Using figure 3 it can be determined that, at the given short-circuit current, phase-to-phase distance and span length, the required section modulus is approximately 100cm³. Among others, the following busbar dimensions meet this requirement: 120/12, 160/6, 200/5 and 220/4.

Busbars 120/15, 160/8, 200/5 and 220/4 meet both the current carrying capacity requirements and the requirements from the dynamic short-circuit load. Busbar 220/4 is the lightest in weight but is vulnerable due to its small wall thickness. Therefore a choice should be made between 120/15, 160/8 or 200/5.

After determining the diameter and wall thickness, the client’s choice of busbar may be based on the following:

- Weight saving
- Standardisation of busbars to be used (possibly a preference for 120mm type)
- Sag of the busbar as a result of busbar mass (see figure 2)
- Current density in the busbar as a result of short-circuits (see table 1)
- Ease of working on the busbar (it is easier to weld termination pieces to busbars with greater wall thickness)
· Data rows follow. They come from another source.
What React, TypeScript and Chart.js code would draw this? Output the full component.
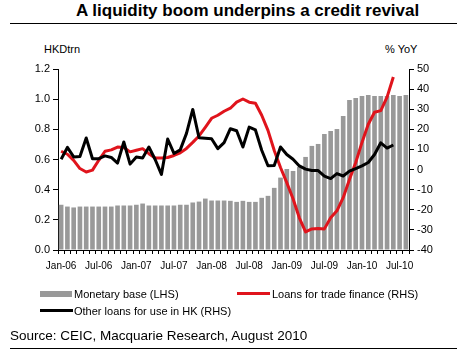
import React, { useEffect, useRef } from 'react';
import { Chart, registerables } from 'chart.js';

Chart.register(...registerables);

const FONT = '"Liberation Sans", Arial, Helvetica, sans-serif';

const categories = [
  'Jan-06', 'Feb-06', 'Mar-06', 'Apr-06', 'May-06', 'Jun-06', 'Jul-06', 'Aug-06', 'Sep-06', 'Oct-06', 'Nov-06', 'Dec-06',
  'Jan-07', 'Feb-07', 'Mar-07', 'Apr-07', 'May-07', 'Jun-07', 'Jul-07', 'Aug-07', 'Sep-07', 'Oct-07', 'Nov-07', 'Dec-07',
  'Jan-08', 'Feb-08', 'Mar-08', 'Apr-08', 'May-08', 'Jun-08', 'Jul-08', 'Aug-08', 'Sep-08', 'Oct-08', 'Nov-08', 'Dec-08',
  'Jan-09', 'Feb-09', 'Mar-09', 'Apr-09', 'May-09', 'Jun-09', 'Jul-09', 'Aug-09', 'Sep-09', 'Oct-09', 'Nov-09', 'Dec-09',
  'Jan-10', 'Feb-10', 'Mar-10', 'Apr-10', 'May-10', 'Jun-10', 'Jul-10', 'Aug-10',
];

// HKD trn (LHS)
const monetaryBase = [
  0.30, 0.288, 0.282, 0.288, 0.288, 0.288, 0.288, 0.288, 0.288, 0.295,
  0.295, 0.295, 0.30, 0.308, 0.295, 0.295, 0.295, 0.295, 0.295, 0.30,
  0.30, 0.315, 0.321, 0.341, 0.328, 0.328, 0.328, 0.326, 0.319, 0.326,
  0.319, 0.319, 0.346, 0.359, 0.412, 0.48, 0.537, 0.524, 0.55, 0.617,
  0.69, 0.703, 0.769, 0.789, 0.802, 0.888, 0.995, 1.008, 1.021, 1.028,
  1.021, 1.021, 1.021, 1.028, 1.021, 1.028,
];

// % YoY (RHS)
const tradeFinance = [
  9.1, 7.6, 4.6, 0.5, -1.2, -0.3, 4.6, 9.1, 9.8, 11.2,
  11, 8.8, 9.6, 10.4, 7.9, 5.8, 5.8, 6, 7, 8.3,
  10.5, 13.5, 16.7, 21, 25.5, 27, 29, 30.5, 33.5, 35.1,
  33.5, 33, 27, 19.5, 9.5, 1, -6.5, -14.5, -24, -31,
  -29.5, -29.3, -29.5, -24, -20.5, -14, -5, 3.5, 13.5, 22.5,
  28.5, 29.3, 36, 46,
];

// % YoY (RHS)
const otherLoans = [
  5.1, 11, 6.3, 6.5, 15.7, 5.4, 5.4, 6.8, 6.0, 3.2,
  13.7, 2.7, 6.2, 5.8, 11.2, 5.0, -2.4, 15.2, 8.0, 9.8,
  18, 29.9, 15.8, 15.6, 15.3, 10.4, 13.4, 20.3, 19.3, 11.2,
  21.1, 19.7, 9.6, 1.9, 2.0, 11.2, 7.5, 5.1, 1.8, 0.2,
  -0.5, -0.5, -3.3, -4.5, -2, -3.2, -0.8, 0.5, 1.8, 3.5,
  7.5, 13.3, 10.7, 12.2,
];

const RED = '#e0141c';
const GREY = '#999999';

const txt = (fs: number, extra: React.CSSProperties = {}): React.CSSProperties => ({
  position: 'absolute',
  fontFamily: FONT,
  fontSize: fs,
  lineHeight: `${fs}px`,
  whiteSpace: 'nowrap',
  color: '#000',
  ...extra,
});

export default function App() {
  const ref = useRef<HTMLCanvasElement | null>(null);

  useEffect(() => {
    if (!ref.current) return;
    const chart = new Chart(ref.current, {
      type: 'bar',
      data: {
        labels: categories,
        datasets: [
          {
            type: 'line',
            label: 'Other loans for use in HK (RHS)',
            data: otherLoans,
            yAxisID: 'y1',
            borderColor: '#000000',
            backgroundColor: '#000000',
            borderWidth: 3,
            pointRadius: 0,
            tension: 0,
            borderJoinStyle: 'round',
            order: 1,
          } as any,
          {
            type: 'line',
            label: 'Loans for trade finance (RHS)',
            data: tradeFinance,
            yAxisID: 'y1',
            borderColor: RED,
            backgroundColor: RED,
            borderWidth: 3,
            pointRadius: 0,
            tension: 0,
            borderJoinStyle: 'round',
            order: 2,
          } as any,
          {
            type: 'bar',
            label: 'Monetary base (LHS)',
            data: monetaryBase,
            yAxisID: 'y',
            backgroundColor: GREY,
            borderWidth: 0,
            barPercentage: 0.74,
            categoryPercentage: 1,
            order: 3,
          } as any,
        ],
      },
      options: {
        responsive: false,
        animation: false,
        devicePixelRatio: 1,
        layout: { padding: { top: 69, left: 0, right: 0, bottom: 0 } },
        plugins: {
          legend: { display: false },
          tooltip: { enabled: false },
          title: { display: false },
        },
        scales: {
          x: {
            type: 'category',
            offset: true,
            grid: {
              display: true,
              drawOnChartArea: false,
              drawTicks: true,
              tickLength: 4,
              color: '#000',
              offset: true,
            },
            border: { display: true, color: '#000', width: 1 },
            ticks: {
              autoSkip: false,
              maxRotation: 0,
              minRotation: 0,
              padding: 6,
              color: '#000',
              font: { family: FONT, size: 10 },
              callback: (_v: any, i: number) => (i % 6 === 0 ? categories[i] : ''),
            },
            afterFit: (s: any) => {
              s.height = 105;
            },
          },
          y: {
            position: 'left',
            min: 0,
            max: 1.2,
            grid: { drawOnChartArea: false, tickLength: 5, color: '#000' },
            border: { display: true, color: '#000', width: 1 },
            ticks: {
              stepSize: 0.2,
              padding: 3,
              color: '#000',
              font: { family: FONT, size: 11 },
              callback: (v: any) => Number(v).toFixed(1),
            },
            afterFit: (s: any) => {
              s.width = 58;
            },
          },
          y1: {
            position: 'right',
            min: -40,
            max: 50,
            grid: { drawOnChartArea: false, tickLength: 5, color: '#000' },
            border: { display: true, color: '#000', width: 1 },
            ticks: {
              stepSize: 10,
              padding: 3,
              color: '#000',
              font: { family: FONT, size: 11 },
              callback: (v: any) => String(Math.round(Number(v))),
            },
            afterFit: (s: any) => {
              s.width = 58;
            },
          },
        },
      } as any,
    });
    return () => chart.destroy();
  }, []);

  return (
    <div style={{ position: 'absolute', left: 0, top: 0, width: 467, height: 355, background: '#fff', overflow: 'hidden' }}>
      <div style={txt(17, { left: 76, top: 2, fontWeight: 'bold' })}>A liquidity boom underpins a credit revival</div>
      <div style={{ position: 'absolute', left: 10, top: 23, width: 447, height: 1, background: '#000' }} />
      <div style={txt(11, { left: 44, top: 44 })}>HKDtrn</div>
      <div style={txt(11, { left: 385, top: 44 })}>% YoY</div>
      <canvas ref={ref} width={467} height={355} style={{ position: 'absolute', left: 0, top: 0, width: 467, height: 355, display: 'block' }} />
      <div style={{ position: 'absolute', left: 40, top: 291, width: 32, height: 6, background: GREY }} />
      <div style={txt(11, { left: 74, top: 289 })}>Monetary base (LHS)</div>
      <div style={{ position: 'absolute', left: 237, top: 292, width: 33, height: 3, background: RED }} />
      <div style={txt(11, { left: 272, top: 289 })}>Loans for trade finance (RHS)</div>
      <div style={{ position: 'absolute', left: 40, top: 309, width: 33, height: 3, background: '#000' }} />
      <div style={txt(11, { left: 74, top: 306 })}>Other loans for use in HK (RHS)</div>
      <div style={txt(13.5, { left: 10, top: 328.5 })}>Source: CEIC, Macquarie Research, August 2010</div>
      <div style={{ position: 'absolute', left: 10, top: 348, width: 447, height: 1, background: '#000' }} />
    </div>
  );
}
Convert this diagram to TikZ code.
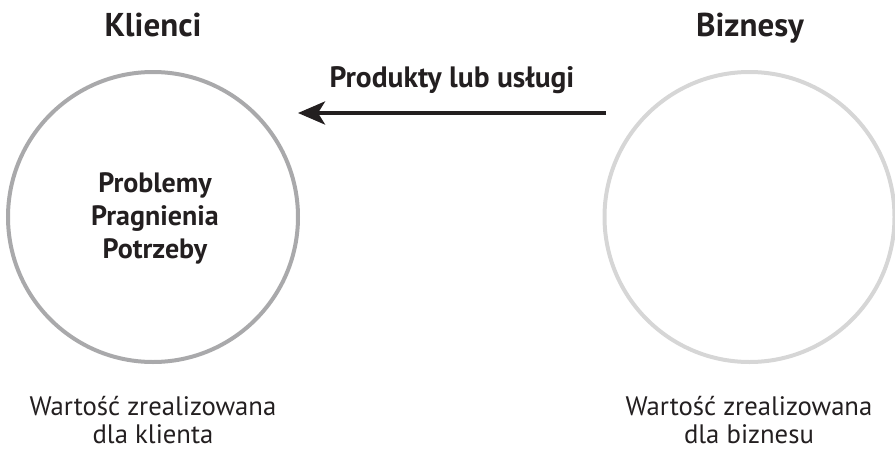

Changing assumptions or parameters can be discussed with KEMA, if required. Optimisation can lead to significant savings, not just on busbar material but also on supports, e.g. lighter insulators, support structures and foundations. To this end, KEMA has advanced calculation methods and tools at its disposal.

**TUBE OPERATIONS**

Aluminium tubular busbars are subject to wind-generated vibration and oscillation. Because of the low self-damping of tubular busbars very slight excitation forces will suffice to excite the tubes to vibration amplitudes of the order of the tube diameter, when there is a resilience of the excitation force with a natural frequency of the tube. These high amplitudes produce additional dynamic stresses inside all structural parts and it is often necessary to dampen this tube oscillation by the insertion of AAC conductor into the busbar. The increased self damping provided by the insertion of damping conductor delays the onset of resilience build-up and this limits the maximum amplitudes created by a given excitation force.